Yup, I turned to 25.
Some call it the quarter life crisis, understandably so... the birthday comes with so much self doubt it can swallow you into a world of doom and depression, if you let it. You suddenly feel so unsuccessful, having not accomplished all the things you listed in your head back in high school or hell, even on you're last birthday. According to my "by the time I'm 25 list," I was going to be at least a millionaire by twenty-one, in love and pregnant with my first child by twenty-four and driving my dream car at the time, a black on black ON BLACK Ranger Rover. I'm still in shock that I thought I would be capable of giving birth and raising a child at twenty-four. I can barely get myself dressed and to work on time.
Nevertheless, I checked myself out of the pity party and stopped focusing on the "shoulda-coulda-woulda" because twenty-five is actually feeling like a pretty amazing age for me. There's an immense awareness and more precision with who I am and the framework of myself. It's a bit to exhilarating to feel a little less lost in this world. It's like building a house from scratch... everything is slowly coming together, but there is still and will always be work to be done somewhere in that house.

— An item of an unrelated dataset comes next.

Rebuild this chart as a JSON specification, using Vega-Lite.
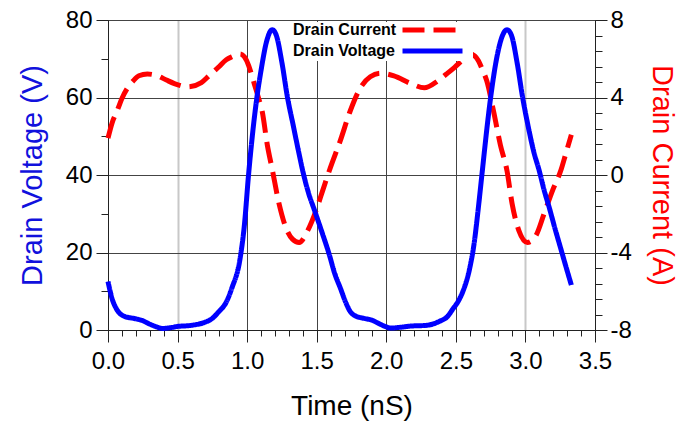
{
  "$schema": "https://vega.github.io/schema/vega-lite/v6.json",
  "width": 487,
  "height": 310,
  "autosize": {"type": "none"},
  "padding": {"left": 108, "top": 20, "right": 104, "bottom": 93},
  "background": "white",
  "config": {
    "view": {"stroke": "#444", "strokeWidth": 1},
    "axis": {
      "labelFont": "Liberation Sans",
      "labelFontSize": 24,
      "labelColor": "#000",
      "titleFont": "Liberation Sans",
      "titleFontWeight": "normal",
      "titleFontSize": 29,
      "domainColor": "#222",
      "tickColor": "#222",
      "labelOverlap": false,
      "labelFlush": false
    },
    "legend": {
      "orient": "none", "legendX": 184, "legendY": 2,
      "symbolType": "M-6,0H6", "symbolSize": 100, "symbolStrokeWidth": 5,
      "rowPadding": 1, "padding": 0, "fillColor": "white",
      "labelFont": "Liberation Sans", "labelFontSize": 16, "labelFontWeight": "bold", "labelColor": "#000",
      "symbolOffset": 132.5, "labelOffset": -147.5, "labelAlign": "left"
    }
  },
  "datasets": {
    "cur": [
      {"t": 0, "i": 1.9}, {"t": 0.03, "i": 2.7}, {"t": 0.065, "i": 3.3}, {"t": 0.1, "i": 3.95},
      {"t": 0.135, "i": 4.43}, {"t": 0.18, "i": 4.85}, {"t": 0.222, "i": 5.12}, {"t": 0.283, "i": 5.21},
      {"t": 0.356, "i": 5.12}, {"t": 0.42, "i": 4.9}, {"t": 0.477, "i": 4.72}, {"t": 0.574, "i": 4.55},
      {"t": 0.671, "i": 4.77}, {"t": 0.73, "i": 5.15}, {"t": 0.793, "i": 5.56}, {"t": 0.85, "i": 5.95},
      {"t": 0.89, "i": 6.1}, {"t": 0.95, "i": 6.25}, {"t": 0.98, "i": 6.1}, {"t": 1.011, "i": 5.65},
      {"t": 1.035, "i": 5.1}, {"t": 1.06, "i": 4.5}, {"t": 1.085, "i": 3.9}, {"t": 1.108, "i": 3.29},
      {"t": 1.145, "i": 1.55}, {"t": 1.181, "i": 0.27}, {"t": 1.229, "i": -1.47}, {"t": 1.277, "i": -2.69},
      {"t": 1.326, "i": -3.31}, {"t": 1.374, "i": -3.48}, {"t": 1.435, "i": -2.87}, {"t": 1.496, "i": -1.82},
      {"t": 1.544, "i": -0.78}, {"t": 1.593, "i": 0.27}, {"t": 1.63, "i": 1.0}, {"t": 1.667, "i": 1.72},
      {"t": 1.74, "i": 3.29}, {"t": 1.814, "i": 4.5}, {"t": 1.885, "i": 5.07}, {"t": 1.958, "i": 5.25},
      {"t": 2.055, "i": 5.12}, {"t": 2.176, "i": 4.72}, {"t": 2.273, "i": 4.5}, {"t": 2.37, "i": 4.86},
      {"t": 2.43, "i": 5.2}, {"t": 2.491, "i": 5.56}, {"t": 2.55, "i": 5.95}, {"t": 2.601, "i": 6.26},
      {"t": 2.635, "i": 6.15}, {"t": 2.662, "i": 5.9}, {"t": 2.69, "i": 5.45}, {"t": 2.722, "i": 4.86},
      {"t": 2.771, "i": 3.29}, {"t": 2.82, "i": 1.55}, {"t": 2.868, "i": 0.2}, {"t": 2.904, "i": -1.47},
      {"t": 2.953, "i": -2.87}, {"t": 3.014, "i": -3.48}, {"t": 3.075, "i": -3.13}, {"t": 3.135, "i": -1.98},
      {"t": 3.196, "i": -0.78}, {"t": 3.256, "i": 0.27}, {"t": 3.29, "i": 1.1}, {"t": 3.33, "i": 2.08}
    ],
    "volt": [
      {"t": 0, "v": 12.5}, {"t": 0.03, "v": 8}, {"t": 0.06, "v": 5.5}, {"t": 0.113, "v": 3.6},
      {"t": 0.198, "v": 2.9}, {"t": 0.25, "v": 2.4}, {"t": 0.295, "v": 1.6}, {"t": 0.35, "v": 0.8},
      {"t": 0.392, "v": 0.4}, {"t": 0.45, "v": 0.6}, {"t": 0.497, "v": 0.9}, {"t": 0.599, "v": 1.2},
      {"t": 0.696, "v": 2.0}, {"t": 0.75, "v": 3.0}, {"t": 0.793, "v": 4.6}, {"t": 0.85, "v": 7.2},
      {"t": 0.89, "v": 10.8}, {"t": 0.95, "v": 18.6}, {"t": 0.98, "v": 27}, {"t": 1.01, "v": 40},
      {"t": 1.04, "v": 51}, {"t": 1.07, "v": 60}, {"t": 1.1, "v": 67}, {"t": 1.14, "v": 74.5},
      {"t": 1.18, "v": 77.5}, {"t": 1.21, "v": 76}, {"t": 1.25, "v": 69}, {"t": 1.29, "v": 60},
      {"t": 1.33, "v": 53}, {"t": 1.37, "v": 46}, {"t": 1.4, "v": 41}, {"t": 1.44, "v": 35.5},
      {"t": 1.485, "v": 30.8}, {"t": 1.54, "v": 25}, {"t": 1.59, "v": 19.5}, {"t": 1.63, "v": 14.5},
      {"t": 1.67, "v": 10.8}, {"t": 1.71, "v": 7}, {"t": 1.74, "v": 4.8}, {"t": 1.78, "v": 3.6},
      {"t": 1.84, "v": 3.0}, {"t": 1.9, "v": 2.5}, {"t": 1.95, "v": 1.6}, {"t": 2.0, "v": 0.8},
      {"t": 2.03, "v": 0.5}, {"t": 2.1, "v": 0.7}, {"t": 2.17, "v": 1.0}, {"t": 2.29, "v": 1.2},
      {"t": 2.38, "v": 2.2}, {"t": 2.44, "v": 3.5}, {"t": 2.48, "v": 5.5}, {"t": 2.52, "v": 7.6},
      {"t": 2.55, "v": 9.9}, {"t": 2.6, "v": 16}, {"t": 2.63, "v": 22}, {"t": 2.66, "v": 31},
      {"t": 2.69, "v": 41}, {"t": 2.72, "v": 51}, {"t": 2.75, "v": 60}, {"t": 2.79, "v": 69.5},
      {"t": 2.83, "v": 75.5}, {"t": 2.868, "v": 77.5}, {"t": 2.9, "v": 76}, {"t": 2.94, "v": 69},
      {"t": 2.98, "v": 60}, {"t": 3.02, "v": 52.5}, {"t": 3.06, "v": 46}, {"t": 3.1, "v": 41},
      {"t": 3.135, "v": 36}, {"t": 3.172, "v": 31.5}, {"t": 3.21, "v": 26.5}, {"t": 3.25, "v": 21.5},
      {"t": 3.29, "v": 16.5}, {"t": 3.33, "v": 11.6}
    ]
  },
  "layer": [
    {
      "data": {"name": "cur"},
      "mark": {"type": "line", "interpolate": "monotone", "strokeWidth": 5, "strokeCap": "butt"},
      "encoding": {
        "x": {
          "field": "t", "type": "quantitative",
          "scale": {"domain": [0, 3.5], "nice": false},
          "axis": {
            "title": "Time (nS)",
            "titleFontSize": 28,
            "titlePadding": 19,
            "labelPadding": 7,
            "values": [0,0.1,0.2,0.3,0.4,0.5,0.6,0.7,0.8,0.9,1,1.1,1.2,1.3,1.4,1.5,1.6,1.7,1.8,1.9,2,2.1,2.2,2.3,2.4,2.5,2.6,2.7,2.8,2.9,3,3.1,3.2,3.3,3.4,3.5],
            "labelExpr": "abs(datum.value*2-round(datum.value*2))<0.01 ? format(datum.value, '.1f') : ''",
            "tickSize": {"condition": {"test": "abs(datum.value*2-round(datum.value*2))<0.01", "value": 12}, "value": 6},
            "grid": true,
            "gridColor": {"condition": {"test": "abs(datum.value-0.5)<0.01 || abs(datum.value-3)<0.01", "value": "#c8c8c8"}, "value": "#444"},
            "gridWidth": {"condition": {"test": "abs(datum.value-0.5)<0.01 || abs(datum.value-3)<0.01", "value": 2}, "value": 1},
            "gridOpacity": {"condition": {"test": "abs(datum.value*2-round(datum.value*2))<0.01", "value": 1}, "value": 0}
          }
        },
        "y": {
          "field": "i", "type": "quantitative",
          "scale": {"domain": [-8, 8], "nice": false, "zero": false},
          "axis": {
            "orient": "right",
            "title": "Drain Current (A)",
            "titleColor": "#ff0000",
            "titlePadding": 15,
            "labelPadding": 3,
            "values": [-8,-7.2,-6.4,-5.6,-4.8,-4,-3.2,-2.4,-1.6,-0.8,0,0.8,1.6,2.4,3.2,4,4.8,5.6,6.4,7.2,8],
            "labelExpr": "abs(datum.value/4-round(datum.value/4))<0.01 ? '' + round(datum.value) : ''",
            "tickSize": {"condition": {"test": "abs(datum.value/4-round(datum.value/4))<0.01", "value": 12}, "value": 7},
            "grid": false
          }
        },
        "color": {
          "datum": "Drain Current",
          "scale": {"domain": ["Drain Current", "Drain Voltage"], "range": ["#ff0000", "#0000ff"]},
          "legend": {"title": null}
        },
        "strokeDash": {
          "datum": "Drain Current",
          "scale": {"domain": ["Drain Current", "Drain Voltage"], "range": [[22, 9], [1, 0]]},
          "legend": {"title": null}
        }
      }
    },
    {
      "data": {"name": "volt"},
      "mark": {"type": "line", "interpolate": "monotone", "strokeWidth": 5, "strokeCap": "butt"},
      "encoding": {
        "x": {
          "field": "t", "type": "quantitative",
          "scale": {"domain": [0, 3.5], "nice": false},
          "axis": {
            "title": "Time (nS)",
            "titleFontSize": 28,
            "titlePadding": 19,
            "labelPadding": 7,
            "values": [0,0.1,0.2,0.3,0.4,0.5,0.6,0.7,0.8,0.9,1,1.1,1.2,1.3,1.4,1.5,1.6,1.7,1.8,1.9,2,2.1,2.2,2.3,2.4,2.5,2.6,2.7,2.8,2.9,3,3.1,3.2,3.3,3.4,3.5],
            "labelExpr": "abs(datum.value*2-round(datum.value*2))<0.01 ? format(datum.value, '.1f') : ''",
            "tickSize": {"condition": {"test": "abs(datum.value*2-round(datum.value*2))<0.01", "value": 12}, "value": 6},
            "grid": true,
            "gridColor": {"condition": {"test": "abs(datum.value-0.5)<0.01 || abs(datum.value-3)<0.01", "value": "#c8c8c8"}, "value": "#444"},
            "gridWidth": {"condition": {"test": "abs(datum.value-0.5)<0.01 || abs(datum.value-3)<0.01", "value": 2}, "value": 1},
            "gridOpacity": {"condition": {"test": "abs(datum.value*2-round(datum.value*2))<0.01", "value": 1}, "value": 0}
          }
        },
        "y": {
          "field": "v", "type": "quantitative",
          "scale": {"domain": [0, 80], "nice": false},
          "axis": {
            "orient": "left",
            "title": "Drain Voltage (V)",
            "titleColor": "#1111dd",
            "titlePadding": 18,
            "labelPadding": 4,
            "values": [0,10,20,30,40,50,60,70,80],
            "labelExpr": "datum.value % 20 == 0 ? datum.label : ''",
            "tickSize": {"condition": {"test": "datum.value % 20 == 0", "value": 12}, "value": 7},
            "grid": true,
            "gridColor": "#444",
            "gridOpacity": {"condition": {"test": "datum.value % 20 == 0", "value": 1}, "value": 0}
          }
        },
        "color": {
          "datum": "Drain Voltage",
          "scale": {"domain": ["Drain Current", "Drain Voltage"], "range": ["#ff0000", "#0000ff"]},
          "legend": {"title": null}
        },
        "strokeDash": {
          "datum": "Drain Voltage",
          "scale": {"domain": ["Drain Current", "Drain Voltage"], "range": [[22, 9], [1, 0]]},
          "legend": {"title": null}
        }
      }
    }
  ],
  "resolve": {"scale": {"y": "independent"}}
}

So, I decided to celebrate the occasion in my city...
and here are some photos from the journey:
First the cactus I found at work, gifted to me from Sibling before take off ( I REALLY WANTED ONE).
the must have dolla' fries from the Chinese spot I inhaled as soon as I got to Flatbush. #ketchup&barbequesauce.
I've concluded driving in NYC may be worse than driving in LA.
my pretty pretty Brooklyn.
paid a visit to Storefront for the hot pink Situation NY installation...
hit up EverydayPpl's event at the Brooklyn Museum... only $5 for an after work soiree which also included entry to the exhibits. It was a beautiful crowd.
KILLER heels exhibit.
obligatory bathroom selfie.
dinner at Fushimi for the most bomb sushi I have ever had AND AND AND Beyonce good fried ice cream.